Special Reports Going Global

  • Turkey has a volatile economy whose growth rate has exceeded 6 percent in many years (and reached 9 percent in 2004), but suffered sharp reversals in 1994, 1999, and 2001.

  • India possesses a diverse economy that ranges from traditional village farming to advanced technology. Its major challenge is a huge and growing population, posing social, economic and environmental problems.

  • South Africa is a middle-income emerging market. Natural resources are abundant; the financial, legal, communications, energy and transportation sectors are well developed; and infrastructure is modern and efficient. The stock exchange is among the ten largest in the world.

  • Kenya is the regional hub for trade and finance in East Africa. Agricultural output was reduced by a severe drought in 1999 and 2000, and recovery has been limited by widespread governmental corruption and by low prices for several primary exports. The International Monetary Fund has repeatedly suspended loans to Kenya (in 1997, 2001, and 2006) because of corruption, but GDP grew more than 5% in 2006.

  • The United Kingdom is one of five trillion-dollar economies in western Europe. Its economic strength has allowed it to remain independent of the European Union, and public opinion polls have shown steady, substantial opposition to abandoning the pound for the euro.
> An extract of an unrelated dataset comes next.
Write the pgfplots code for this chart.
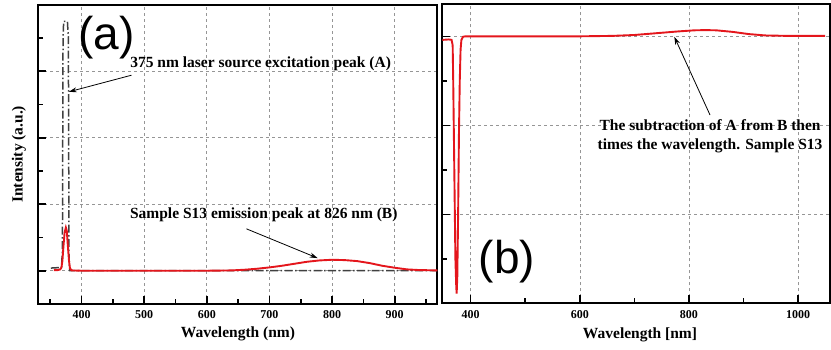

  • Germany's two-trillion-dollar economy emerged from a long period of stagnation last year to post a 2.2% growth rate, cutting unemployment to about 7%. The last two decades have been dominated by the modernization and integration of the economy of the former East Germany, a costly, long-term process.

  • China has changed over the last quarter-century from a largely planned system closed to international trade to a major player in the global economy.

  • Singapore, only about three and a half times the size of Washington, DC, has been positioned as southeast Asia's financial hub. Singapore enjoys a per-capita GDP equal to that of the four largest countries in Western Europe. Its economy is heavily dependent on exports, particularly consumer electronics and information technology products.

  • Japan has developed the second most technologically powerful economy in the world after the United States, and the third-largest overall economy, after the U.S. and China.

  • Australia has a strong Western-style economy. Consumer confidence is high, exports of raw materials and agricultural products are profitable, and the budget has been in surplus since 2002.

  • France is transitioning from an economy featuring extensive government ownership and intervention to one that relies more on market mechanisms. Many large companies have been partially or fully privatized, with the government relinquishing stakes in such big firms as Air France, France Telecom, and Renault. The government continues to hold major interests in the power, public transport, and defense industries.

  • Italy has a diversified, primarily industrial economy with roughly the same total and per capita output as France and the UK. In recent years, it has pursued a tight fiscal policy to meet the requirements of the European Union and has benefited from lower interest and inflation rates.